Rectangle, triangle, ovoid and other shapes: the JW Anderson show reminded us why the designer is the big ticket at London Fashion Week. His understanding of the geometry of clothes is unparalleled in the capital. And his understanding of the arts: a yellow satin dress worn over black, which fell away at the waist was backless too; the hole in the front dead centre at the chest spoke, surely, of a Hepworth. Jonathan Anderson is a regular at the Yorkshire Sculpture Park; the contemporary home for many of her works.
Since the early days with his own-label menswear line, Anderson has toyed with and reworked the ideas of duality in fashion: switching menswear with womenswear and incorporating each discipline into the other. This season tailoring took a turn for the better: one side of a jacket came with that default menswear hem; the other half was more rounded – a classic ladies jacket look. Like some glorious mistake in the tailoring room; he cinched this new-look jacket waist with an industrial-sized leather belt with intimidatingly large eyelets. These eyelets came repeated on the hems of dresses threaded with soft fabrics and threaded again around the shoulders of others.
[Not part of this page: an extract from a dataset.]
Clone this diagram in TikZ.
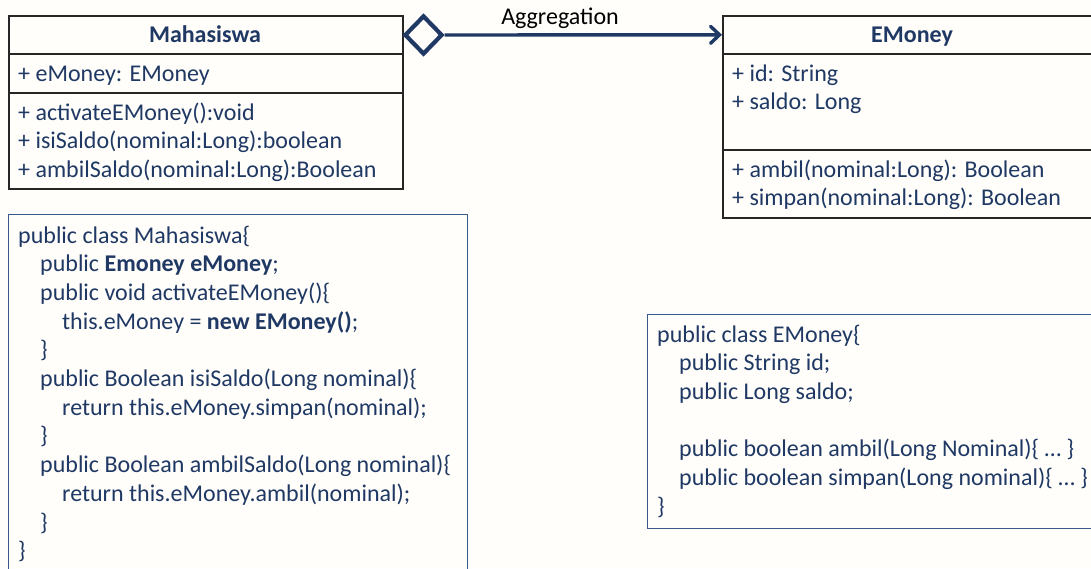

This idea of decoration continued – had there been a trip to one of Soho’s excellent haberdasheries – as tulle came attached to high heels and gold sequins laid together like chainmail met with soft satins and diamanté brooches to form the most exquisite frocks. In parts, it *really* was like the window of Berwick Street’s Bovoricks, London’s go-to fabric store for home-sewers and St Martins kids. It was an exceptional and beautifully accomplished collection.
Photographs by Jason-Lloyd Evans.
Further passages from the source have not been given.